--You think you have a perfect life? You think high exam scores and designer clothes are all you need? No! You need God in your life. Without him, your life is worthless. We LIVE through God. And we’re here to do his work here on this earth. Our success is for his success. No matter how great your life is, it is nothing without God in the center. --
A Harvard Medical Student, Testimonials
Testimonials is a new play by Mina Choi. This full-length play tells the story of a Korean-American teenager’s struggle against his hell-fire loving pastor father and the born-again Christians who have taken over the youth ministry.
Paul Kwak, a sixteen year-old, has to cope with unbearable doomsday lectures from his unforgiving father, Reverend Kwak, and battle the zealous teenagers who have turned the youth ministry into a non-stop testimonials session. Utilizing a fluid structure that actively blurs the line between the performers and the audience, Testimonials toys with the concept of faith--particularly irrational, blind faith.
Setting: Flushing, Queens, New York City
--This is my life. Surrounded by a bunch of born-again Christians who have hijacked my father’s church. I have to spend eight hours here every Sunday. My family get up at seven in the morning, pick up the two senior citizens who can’t take the bus and can’t afford a car, and arrive here at nine. The die-hard Koreans who have nothing else in their life except stacking groceries at their 24-hour store start praying for an hour before we start the services.

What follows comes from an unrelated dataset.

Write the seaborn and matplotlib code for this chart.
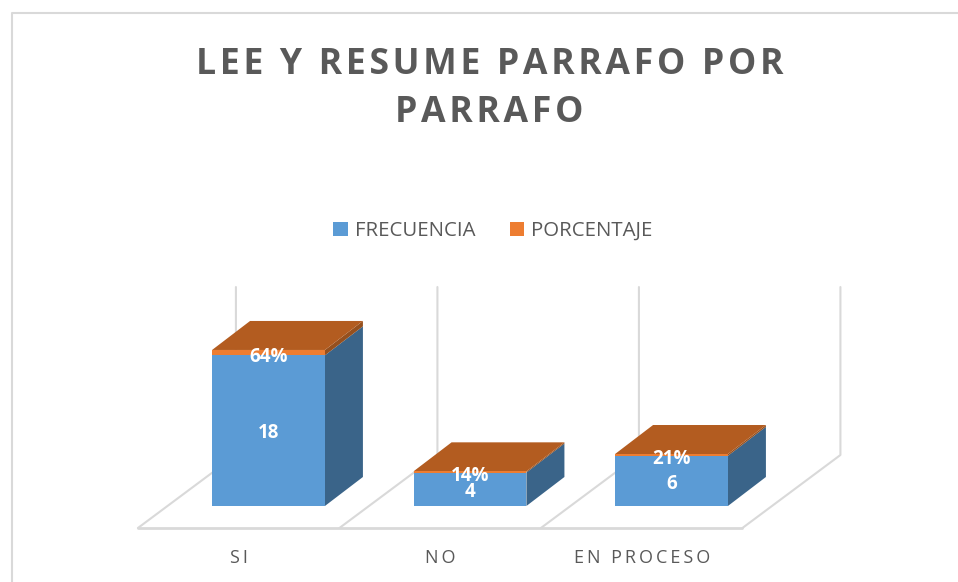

The kids go into a separate service to listen to the English-speaking youth ministers. We spend an hour in pre-church gospel singing, another two hour in learning about God's love for us and break for lunch. Afterwards, they have confessions and testimonials--time to renew our vow to God. It’s enough to make anyone come off religion. But these kids, they swear by it. --
The Ke Center for Contemporary Arts in Shanghai hosted a reading of Testimonials on September 13, 2008. Translated into Chinese by Wu Yanting, the Mandarin-version was received by an audience of 80 theater lovers. For photos and mp3 of the Mandarin reading, click HERE
H.K.: Can I ask a question, Jay?
H.K.: So there it is: Adam and Eve, the only two human beings on earth. And it says in the Bible, they had two boys Cain and Abel. We all know what happened to Abel –thank God that we’re a civilized society now and don’t resort to fratricide. But here we are, descendents of Cain. Leaving aside the moral quandary of that dubious lineage, what I want to know is whom Cain married.
MODERATOR: Who Cain married?
H.K.: That’s right. There’s Adam and Eve. The only two human beings on earth. Then there are the sons Cain and Abel. Abel dies. Cain goes off and marries. Who does he marry? Does he marry an ape?
MODERATOR: That’s a very good question. I’m sure the Bible has the answer for us.
H.K.: I’ve looked already. And it does not clarify that. It just says that Cain went to the land of Nod where he knew his wife.
MODERATOR: Is that what it says?
H.K. : Knew his wife. Knew in Old Testament language means sexual relationship. But it still doesn’t tell us where the wife came from.
MODERATOR: I think there are some things in the Bible that we are not supposed to take at face value. There are some things in there that are… more metaphors.
H.K.: That’s absolutely blasphemous. How can you tell us that when we’re taught to obey the scriptures, word for word.
MODERATOR: You know this discussion is about Original Sin, not about Cain and Abel. Let’s get back to the topic.
H.K.: If Cain “knew” an ape sexually, wow-- that’s bestiality. That’s wrong, isn’t it? To mate with an animal? But I was told it happens often, and human beings have been doing it since their inception. In the time of Jesus, shepherds often had sexual relationship with their own sheep. It gives another meaning to leading your flock, doesn’t it? But then maybe Darwin was right—we did descend from the apes. I mean, if we take the Bible literally, we have to accept that there were no other humans for Cain to marry. It’s a problem, isn’t it?
MODERATOR: Let’s go back to the concept of Original Sin.
H.K.: I don’t think you know the answer.